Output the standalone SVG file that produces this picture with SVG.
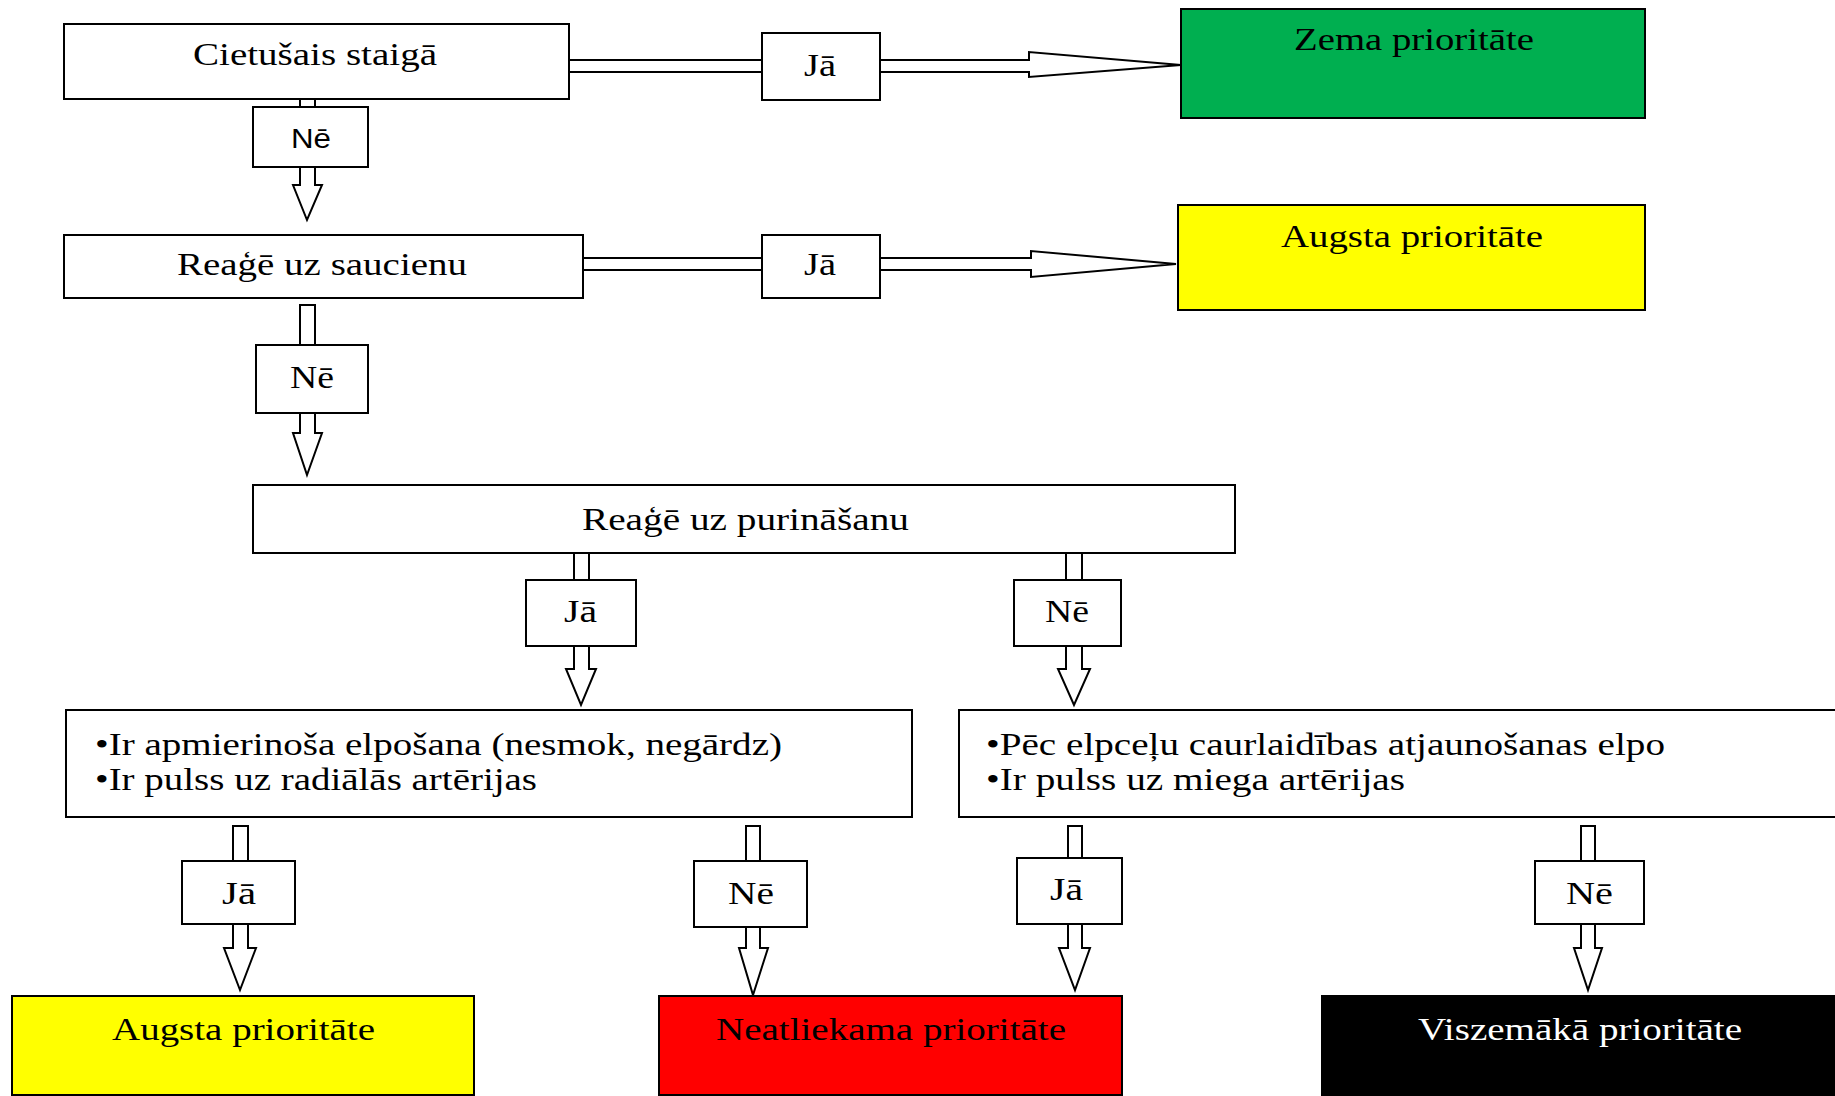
<svg xmlns="http://www.w3.org/2000/svg" width="1835" height="1096" viewBox="0 0 1835 1096">
<style>
.box{fill:#fff;stroke:#000;stroke-width:2}
.conn{fill:#fff;stroke:#000;stroke-width:2;stroke-linejoin:miter}
.line{fill:none;stroke:#000;stroke-width:2}
.t{font-family:"Liberation Serif","Times New Roman",serif;font-size:31px;fill:#000}
.c{text-anchor:middle}
.s{font-family:"Liberation Sans",Arial,sans-serif;font-size:28px;fill:#000}
.w{fill:#fff}
</style>
<rect width="1835" height="1096" fill="#fff"/>
<g id="connectors">
<path class="line" d="M569,60 H762 M569,72 H762"/>
<path class="conn" d="M880,60 H1029 V52 L1181,65 L1029,77 V72 H880"/>
<path class="line" d="M583,258 H762 M583,270 H762"/>
<path class="conn" d="M880,258 H1031 V251 L1176,264 L1031,277 V270 H880"/>
<rect class="conn" x="300" y="99" width="15" height="8"/>
<path class="conn" d="M300,167 V185 H293 L307,220 L322,185 H315 V167"/>
<rect class="conn" x="300" y="305" width="15" height="40"/>
<path class="conn" d="M300,413 V433 H293 L307,475 L322,433 H315 V413"/>
<rect class="conn" x="574" y="553" width="15" height="27"/>
<path class="conn" d="M574,646 V669 H566 L581,705 L596,669 H589 V646"/>
<rect class="conn" x="1066" y="553" width="16" height="27"/>
<path class="conn" d="M1066,646 V669 H1058 L1074,705 L1090,669 H1082 V646"/>
<rect class="conn" x="233" y="826" width="15" height="35"/>
<path class="conn" d="M233,924 V948 H224 L240,990 L256,948 H248 V924"/>
<rect class="conn" x="746" y="826" width="14" height="35"/>
<path class="conn" d="M746,927 V948 H739 L753,995 L768,948 H760 V927"/>
<rect class="conn" x="1068" y="826" width="14" height="32"/>
<path class="conn" d="M1068,924 V948 H1059 L1075,990 L1090,948 H1082 V924"/>
<rect class="conn" x="1581" y="826" width="14" height="35"/>
<path class="conn" d="M1581,924 V948 H1574 L1588,990 L1602,948 H1595 V924"/>
</g>
<g id="n-walks"><rect class="box" x="64" y="24" width="505" height="75"/><text class="t" x="193" y="65" textLength="244" lengthAdjust="spacingAndGlyphs">Cietušais staigā</text></g>
<g id="l-ne1"><rect class="box" x="253" y="107" width="115" height="60"/><text class="s" x="291" y="148" textLength="40" lengthAdjust="spacingAndGlyphs">Nē</text></g>
<g id="l-ja1"><rect class="box" x="762" y="33" width="118" height="67"/><text class="t" x="804" y="76" textLength="32" lengthAdjust="spacingAndGlyphs">Jā</text></g>
<g id="n-low"><rect class="box" x="1181" y="9" width="464" height="109" style="fill:#00af50"/><text class="t" x="1294" y="50" textLength="240" lengthAdjust="spacingAndGlyphs">Zema prioritāte</text></g>
<g id="n-call"><rect class="box" x="64" y="235" width="519" height="63"/><text class="t" x="177" y="275" textLength="290" lengthAdjust="spacingAndGlyphs">Reaģē uz saucienu</text></g>
<g id="l-ja2"><rect class="box" x="762" y="235" width="118" height="63"/><text class="t" x="804" y="275" textLength="32" lengthAdjust="spacingAndGlyphs">Jā</text></g>
<g id="n-high1"><rect class="box" x="1178" y="205" width="467" height="105" style="fill:#ffff00"/><text class="t" x="1281" y="247" textLength="262" lengthAdjust="spacingAndGlyphs">Augsta prioritāte</text></g>
<g id="l-ne2"><rect class="box" x="256" y="345" width="112" height="68"/><text class="t" x="290" y="388" textLength="44" lengthAdjust="spacingAndGlyphs">Nē</text></g>
<g id="n-shake"><rect class="box" x="253" y="485" width="982" height="68"/><text class="t" x="582" y="530" textLength="327" lengthAdjust="spacingAndGlyphs">Reaģē uz purināšanu</text></g>
<g id="l-ja3"><rect class="box" x="526" y="580" width="110" height="66"/><text class="t" x="564" y="622" textLength="33" lengthAdjust="spacingAndGlyphs">Jā</text></g>
<g id="l-ne3"><rect class="box" x="1014" y="580" width="107" height="66"/><text class="t" x="1045" y="622" textLength="44" lengthAdjust="spacingAndGlyphs">Nē</text></g>
<g id="n-breath1"><rect class="box" x="66" y="710" width="846" height="107"/><text class="t" x="95" y="755" textLength="687" lengthAdjust="spacingAndGlyphs">•Ir apmierinoša elpošana (nesmok, negārdz)</text><text class="t" x="95" y="790" textLength="442" lengthAdjust="spacingAndGlyphs">•Ir pulss uz radiālās artērijas</text></g>
<g id="n-breath2"><rect class="box" x="959" y="710" width="890" height="107"/><text class="t" x="986" y="755" textLength="679" lengthAdjust="spacingAndGlyphs">•Pēc elpceļu caurlaidības atjaunošanas elpo</text><text class="t" x="986" y="790" textLength="419" lengthAdjust="spacingAndGlyphs">•Ir pulss uz miega artērijas</text></g>
<g id="l-ja4"><rect class="box" x="182" y="861" width="113" height="63"/><text class="t" x="222" y="904" textLength="34" lengthAdjust="spacingAndGlyphs">Jā</text></g>
<g id="l-ne4"><rect class="box" x="694" y="861" width="113" height="66"/><text class="t" x="728" y="904" textLength="46" lengthAdjust="spacingAndGlyphs">Nē</text></g>
<g id="l-ja5"><rect class="box" x="1017" y="858" width="105" height="66"/><text class="t" x="1050" y="900" textLength="33" lengthAdjust="spacingAndGlyphs">Jā</text></g>
<g id="l-ne5"><rect class="box" x="1535" y="861" width="109" height="63"/><text class="t" x="1566" y="904" textLength="47" lengthAdjust="spacingAndGlyphs">Nē</text></g>
<g id="n-high2"><rect class="box" x="12" y="996" width="462" height="99" style="fill:#ffff00"/><text class="t" x="112" y="1040" textLength="263" lengthAdjust="spacingAndGlyphs">Augsta prioritāte</text></g>
<g id="n-urgent"><rect class="box" x="659" y="996" width="463" height="99" style="fill:#ff0000"/><text class="t" x="716" y="1040" textLength="350" lengthAdjust="spacingAndGlyphs">Neatliekama prioritāte</text></g>
<g id="n-lowest"><rect class="box" x="1322" y="996" width="530" height="99" style="fill:#000"/><text class="t w" x="1418" y="1040" textLength="324" lengthAdjust="spacingAndGlyphs">Viszemākā prioritāte</text></g>
</svg>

========================================

Retype each line of the listing above word for word. Exclude the pictures.

Finished task:
Output the standalone SVG file that produces this picture with SVG.
<svg xmlns="http://www.w3.org/2000/svg" width="1835" height="1096" viewBox="0 0 1835 1096">
<style>
.box{fill:#fff;stroke:#000;stroke-width:2}
.conn{fill:#fff;stroke:#000;stroke-width:2;stroke-linejoin:miter}
.line{fill:none;stroke:#000;stroke-width:2}
.t{font-family:"Liberation Serif","Times New Roman",serif;font-size:31px;fill:#000}
.c{text-anchor:middle}
.s{font-family:"Liberation Sans",Arial,sans-serif;font-size:28px;fill:#000}
.w{fill:#fff}
</style>
<rect width="1835" height="1096" fill="#fff"/>
<g id="connectors">
<path class="line" d="M569,60 H762 M569,72 H762"/>
<path class="conn" d="M880,60 H1029 V52 L1181,65 L1029,77 V72 H880"/>
<path class="line" d="M583,258 H762 M583,270 H762"/>
<path class="conn" d="M880,258 H1031 V251 L1176,264 L1031,277 V270 H880"/>
<rect class="conn" x="300" y="99" width="15" height="8"/>
<path class="conn" d="M300,167 V185 H293 L307,220 L322,185 H315 V167"/>
<rect class="conn" x="300" y="305" width="15" height="40"/>
<path class="conn" d="M300,413 V433 H293 L307,475 L322,433 H315 V413"/>
<rect class="conn" x="574" y="553" width="15" height="27"/>
<path class="conn" d="M574,646 V669 H566 L581,705 L596,669 H589 V646"/>
<rect class="conn" x="1066" y="553" width="16" height="27"/>
<path class="conn" d="M1066,646 V669 H1058 L1074,705 L1090,669 H1082 V646"/>
<rect class="conn" x="233" y="826" width="15" height="35"/>
<path class="conn" d="M233,924 V948 H224 L240,990 L256,948 H248 V924"/>
<rect class="conn" x="746" y="826" width="14" height="35"/>
<path class="conn" d="M746,927 V948 H739 L753,995 L768,948 H760 V927"/>
<rect class="conn" x="1068" y="826" width="14" height="32"/>
<path class="conn" d="M1068,924 V948 H1059 L1075,990 L1090,948 H1082 V924"/>
<rect class="conn" x="1581" y="826" width="14" height="35"/>
<path class="conn" d="M1581,924 V948 H1574 L1588,990 L1602,948 H1595 V924"/>
</g>
<g id="n-walks"><rect class="box" x="64" y="24" width="505" height="75"/><text class="t" x="193" y="65" textLength="244" lengthAdjust="spacingAndGlyphs">Cietušais staigā</text></g>
<g id="l-ne1"><rect class="box" x="253" y="107" width="115" height="60"/><text class="s" x="291" y="148" textLength="40" lengthAdjust="spacingAndGlyphs">Nē</text></g>
<g id="l-ja1"><rect class="box" x="762" y="33" width="118" height="67"/><text class="t" x="804" y="76" textLength="32" lengthAdjust="spacingAndGlyphs">Jā</text></g>
<g id="n-low"><rect class="box" x="1181" y="9" width="464" height="109" style="fill:#00af50"/><text class="t" x="1294" y="50" textLength="240" lengthAdjust="spacingAndGlyphs">Zema prioritāte</text></g>
<g id="n-call"><rect class="box" x="64" y="235" width="519" height="63"/><text class="t" x="177" y="275" textLength="290" lengthAdjust="spacingAndGlyphs">Reaģē uz saucienu</text></g>
<g id="l-ja2"><rect class="box" x="762" y="235" width="118" height="63"/><text class="t" x="804" y="275" textLength="32" lengthAdjust="spacingAndGlyphs">Jā</text></g>
<g id="n-high1"><rect class="box" x="1178" y="205" width="467" height="105" style="fill:#ffff00"/><text class="t" x="1281" y="247" textLength="262" lengthAdjust="spacingAndGlyphs">Augsta prioritāte</text></g>
<g id="l-ne2"><rect class="box" x="256" y="345" width="112" height="68"/><text class="t" x="290" y="388" textLength="44" lengthAdjust="spacingAndGlyphs">Nē</text></g>
<g id="n-shake"><rect class="box" x="253" y="485" width="982" height="68"/><text class="t" x="582" y="530" textLength="327" lengthAdjust="spacingAndGlyphs">Reaģē uz purināšanu</text></g>
<g id="l-ja3"><rect class="box" x="526" y="580" width="110" height="66"/><text class="t" x="564" y="622" textLength="33" lengthAdjust="spacingAndGlyphs">Jā</text></g>
<g id="l-ne3"><rect class="box" x="1014" y="580" width="107" height="66"/><text class="t" x="1045" y="622" textLength="44" lengthAdjust="spacingAndGlyphs">Nē</text></g>
<g id="n-breath1"><rect class="box" x="66" y="710" width="846" height="107"/><text class="t" x="95" y="755" textLength="687" lengthAdjust="spacingAndGlyphs">•Ir apmierinoša elpošana (nesmok, negārdz)</text><text class="t" x="95" y="790" textLength="442" lengthAdjust="spacingAndGlyphs">•Ir pulss uz radiālās artērijas</text></g>
<g id="n-breath2"><rect class="box" x="959" y="710" width="890" height="107"/><text class="t" x="986" y="755" textLength="679" lengthAdjust="spacingAndGlyphs">•Pēc elpceļu caurlaidības atjaunošanas elpo</text><text class="t" x="986" y="790" textLength="419" lengthAdjust="spacingAndGlyphs">•Ir pulss uz miega artērijas</text></g>
<g id="l-ja4"><rect class="box" x="182" y="861" width="113" height="63"/><text class="t" x="222" y="904" textLength="34" lengthAdjust="spacingAndGlyphs">Jā</text></g>
<g id="l-ne4"><rect class="box" x="694" y="861" width="113" height="66"/><text class="t" x="728" y="904" textLength="46" lengthAdjust="spacingAndGlyphs">Nē</text></g>
<g id="l-ja5"><rect class="box" x="1017" y="858" width="105" height="66"/><text class="t" x="1050" y="900" textLength="33" lengthAdjust="spacingAndGlyphs">Jā</text></g>
<g id="l-ne5"><rect class="box" x="1535" y="861" width="109" height="63"/><text class="t" x="1566" y="904" textLength="47" lengthAdjust="spacingAndGlyphs">Nē</text></g>
<g id="n-high2"><rect class="box" x="12" y="996" width="462" height="99" style="fill:#ffff00"/><text class="t" x="112" y="1040" textLength="263" lengthAdjust="spacingAndGlyphs">Augsta prioritāte</text></g>
<g id="n-urgent"><rect class="box" x="659" y="996" width="463" height="99" style="fill:#ff0000"/><text class="t" x="716" y="1040" textLength="350" lengthAdjust="spacingAndGlyphs">Neatliekama prioritāte</text></g>
<g id="n-lowest"><rect class="box" x="1322" y="996" width="530" height="99" style="fill:#000"/><text class="t w" x="1418" y="1040" textLength="324" lengthAdjust="spacingAndGlyphs">Viszemākā prioritāte</text></g>
</svg>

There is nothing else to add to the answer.